_Written exercise:_
Retype the opening lines of the data exactly, stopping after the line that contains "(t4) at (240,642)". Skip every picture.

Start of Stored data

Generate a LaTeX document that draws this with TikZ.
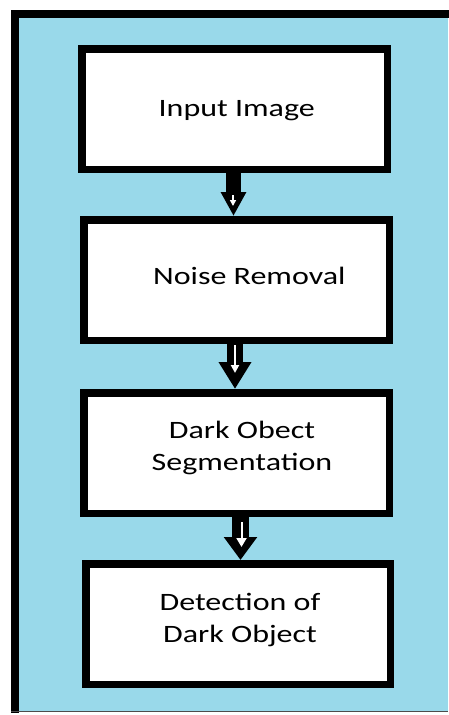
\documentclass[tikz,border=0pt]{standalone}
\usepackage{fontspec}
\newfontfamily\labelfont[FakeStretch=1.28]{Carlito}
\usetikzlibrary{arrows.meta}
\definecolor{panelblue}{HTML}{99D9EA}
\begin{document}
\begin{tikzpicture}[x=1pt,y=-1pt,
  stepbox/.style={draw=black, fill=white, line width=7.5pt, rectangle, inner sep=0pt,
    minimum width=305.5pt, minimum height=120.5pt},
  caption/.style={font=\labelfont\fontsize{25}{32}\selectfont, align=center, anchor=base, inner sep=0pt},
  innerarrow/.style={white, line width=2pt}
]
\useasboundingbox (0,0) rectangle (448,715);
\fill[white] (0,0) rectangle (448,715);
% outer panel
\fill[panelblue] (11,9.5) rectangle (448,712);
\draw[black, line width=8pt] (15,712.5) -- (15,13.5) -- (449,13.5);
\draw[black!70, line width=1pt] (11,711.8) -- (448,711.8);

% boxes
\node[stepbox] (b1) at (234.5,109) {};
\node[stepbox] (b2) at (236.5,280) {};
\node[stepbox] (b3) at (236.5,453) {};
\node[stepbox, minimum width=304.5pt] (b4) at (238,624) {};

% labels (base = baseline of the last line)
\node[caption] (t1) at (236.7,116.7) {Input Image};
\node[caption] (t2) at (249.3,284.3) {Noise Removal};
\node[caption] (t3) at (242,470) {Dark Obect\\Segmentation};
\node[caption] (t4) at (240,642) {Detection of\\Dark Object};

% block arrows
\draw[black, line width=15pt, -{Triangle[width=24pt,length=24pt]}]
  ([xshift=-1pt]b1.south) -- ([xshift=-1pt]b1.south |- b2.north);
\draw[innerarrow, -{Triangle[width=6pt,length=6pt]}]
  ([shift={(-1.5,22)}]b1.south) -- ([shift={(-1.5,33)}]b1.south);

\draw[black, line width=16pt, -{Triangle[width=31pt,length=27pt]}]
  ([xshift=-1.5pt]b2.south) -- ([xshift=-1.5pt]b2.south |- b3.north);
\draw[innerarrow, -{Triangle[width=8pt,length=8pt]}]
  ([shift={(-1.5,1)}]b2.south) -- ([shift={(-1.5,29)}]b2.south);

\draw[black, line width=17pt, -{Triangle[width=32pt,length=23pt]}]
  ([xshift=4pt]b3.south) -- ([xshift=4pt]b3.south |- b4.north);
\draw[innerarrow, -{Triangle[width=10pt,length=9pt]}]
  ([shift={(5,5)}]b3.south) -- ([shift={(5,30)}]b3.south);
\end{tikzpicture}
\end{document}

End of Stored data

_Task result:_
Generate a LaTeX document that draws this with TikZ.
\documentclass[tikz,border=0pt]{standalone}
\usepackage{fontspec}
\newfontfamily\labelfont[FakeStretch=1.28]{Carlito}
\usetikzlibrary{arrows.meta}
\definecolor{panelblue}{HTML}{99D9EA}
\begin{document}
\begin{tikzpicture}[x=1pt,y=-1pt,
  stepbox/.style={draw=black, fill=white, line width=7.5pt, rectangle, inner sep=0pt,
    minimum width=305.5pt, minimum height=120.5pt},
  caption/.style={font=\labelfont\fontsize{25}{32}\selectfont, align=center, anchor=base, inner sep=0pt},
  innerarrow/.style={white, line width=2pt}
]
\useasboundingbox (0,0) rectangle (448,715);
\fill[white] (0,0) rectangle (448,715);
% outer panel
\fill[panelblue] (11,9.5) rectangle (448,712);
\draw[black, line width=8pt] (15,712.5) -- (15,13.5) -- (449,13.5);
\draw[black!70, line width=1pt] (11,711.8) -- (448,711.8);

% boxes
\node[stepbox] (b1) at (234.5,109) {};
\node[stepbox] (b2) at (236.5,280) {};
\node[stepbox] (b3) at (236.5,453) {};
\node[stepbox, minimum width=304.5pt] (b4) at (238,624) {};

% labels (base = baseline of the last line)
\node[caption] (t1) at (236.7,116.7) {Input Image};
\node[caption] (t2) at (249.3,284.3) {Noise Removal};
\node[caption] (t3) at (242,470) {Dark Obect\\Segmentation};
\node[caption] (t4) at (240,642) {Detection of\\Dark Object};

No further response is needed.